I use the following code to generate gravitational field lines. It works very well, but it is slow.
bool circle_intersect(
vector_3 location,
const vector_3 normal,
const real_type circle_location,
const real_type circle_radius)
{
const vector_3 circle_origin(circle_location, 0, 0);
if (normal.dot(circle_origin) <= 0)
return false;
vector_3 v = location + normal;
const real_type ratio = v.x / circle_origin.x;
// Project vector onto plane
v.y = v.y / ratio;
v.z = v.z / ratio;
v.x = circle_origin.x;
vector_3 v2;
v2.x = circle_origin.x - v.x;
v2.y = circle_origin.y - v.y;
v2.z = circle_origin.z - v.z;
if (v2.length() > circle_radius)
return false;
return true;
}
long long signed int get_intersecting_line_count_integer(
const size_t n,
const vector_3 sphere_location,
const real_type sphere_radius)
{
long long signed int count = 0;
for (size_t i = 0; i < n; i++)
{
vector_3 pos = RandomUnitVector();
vector_3 normal = pos;
// Does ray intersect with the cross-section
// of the receiving sphere?
if (circle_intersect(
pos,
normal,
sphere_location.x,
sphere_radius))
{
count++;
}
}
return count;
}
A heuristic solution to the speed problem is to use a real-numbered field line count:
real_type get_intersecting_line_count_real(
const real_type n,
const vector_3 sphere_location,
const real_type sphere_radius)
{
const real_type big_area =
4 * pi
* sphere_location.x * sphere_location.x;
const real_type small_area =
pi
* sphere_radius * sphere_radius;
const real_type ratio =
small_area
/ big_area;
return n * ratio;
}
The main function is:
int main(int argc, char** argv)
{
const real_type receiver_radius = 1.0;
real_type emitter_radius = 1.0;
// sqrt((10000000 * G * hbar * log(2.0))
// / (k * c3 * pi));
const real_type emitter_area =
4.0 * pi * emitter_radius * emitter_radius;
// Field line count
// re: holographic principle:
const real_type n =
(k * c3 * emitter_area)
/ (log(2.0) * 4.0 * G * hbar);
const real_type emitter_mass = c2 * emitter_radius / (2.0 * G);
// 2.39545e47 is the 't Hooft-Susskind constant:
// the number of field lines for a black hole of
// unit Schwarzschild radius
//
//const real_type G_ =
// (k * c3 * pi)
// / (log(2.0) * hbar * 2.39545e47);
const string filename = "newton.txt";
ofstream out_file(filename.c_str());
out_file << setprecision(30);
const real_type start_distance = 2*receiver_radius;
const real_type end_distance = 100.0;
const size_t distance_res = 1000;
const real_type distance_step_size =
(end_distance - start_distance)
/ (distance_res - 1);
for (size_t step_index = 0; step_index < distance_res; step_index++)
{
const real_type r =
start_distance + step_index * distance_step_size;
const vector_3 receiver_pos(r, 0, 0);
const real_type epsilon = 1.0;
vector_3 receiver_pos_plus = receiver_pos;
receiver_pos_plus.x += epsilon;
const real_type collision_count_plus =
get_intersecting_line_count_real(
n,
receiver_pos_plus,
receiver_radius);
const real_type collision_count =
get_intersecting_line_count_real(
n,
receiver_pos,
receiver_radius);
const real_type gradient =
(static_cast<real_type>(collision_count_plus)
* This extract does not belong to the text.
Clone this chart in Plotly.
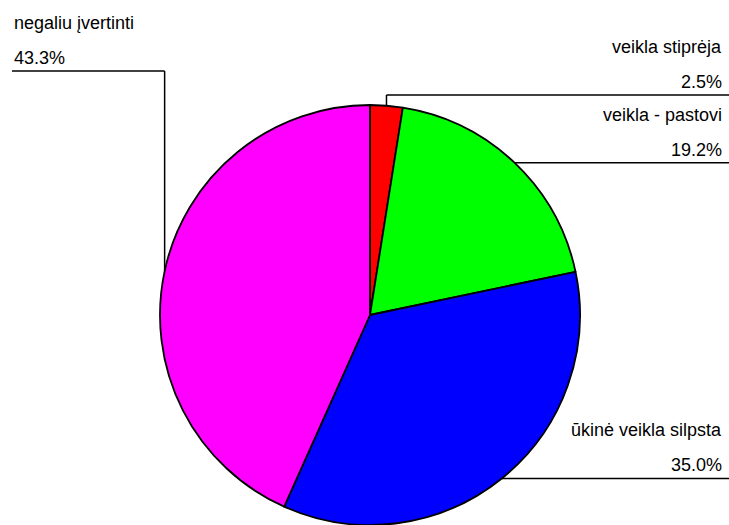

- static_cast<real_type>(collision_count))
/ epsilon;
const real_type gradient_strength =
-gradient
/ (receiver_radius * receiver_radius);
const real_type newton_strength =
G * emitter_mass / pow(receiver_pos.x, 2.0);
const real_type newton_strength_ =
gradient_strength * receiver_pos.x * c * hbar * log(2)
/ (k * 2 * pi * emitter_mass);
cout << "r: " << r << " newton ratio: "
<< newton_strength / newton_strength_ << endl;
out_file << r << " "
<< newton_strength / newton_strength_ << endl;
}
out_file.close();
return 0;
}
Is there a better way to emulate the integer line count when using the get_intersecting_line_count_real() function? I thought of using a spherical cap, but that doesn't seem quite right.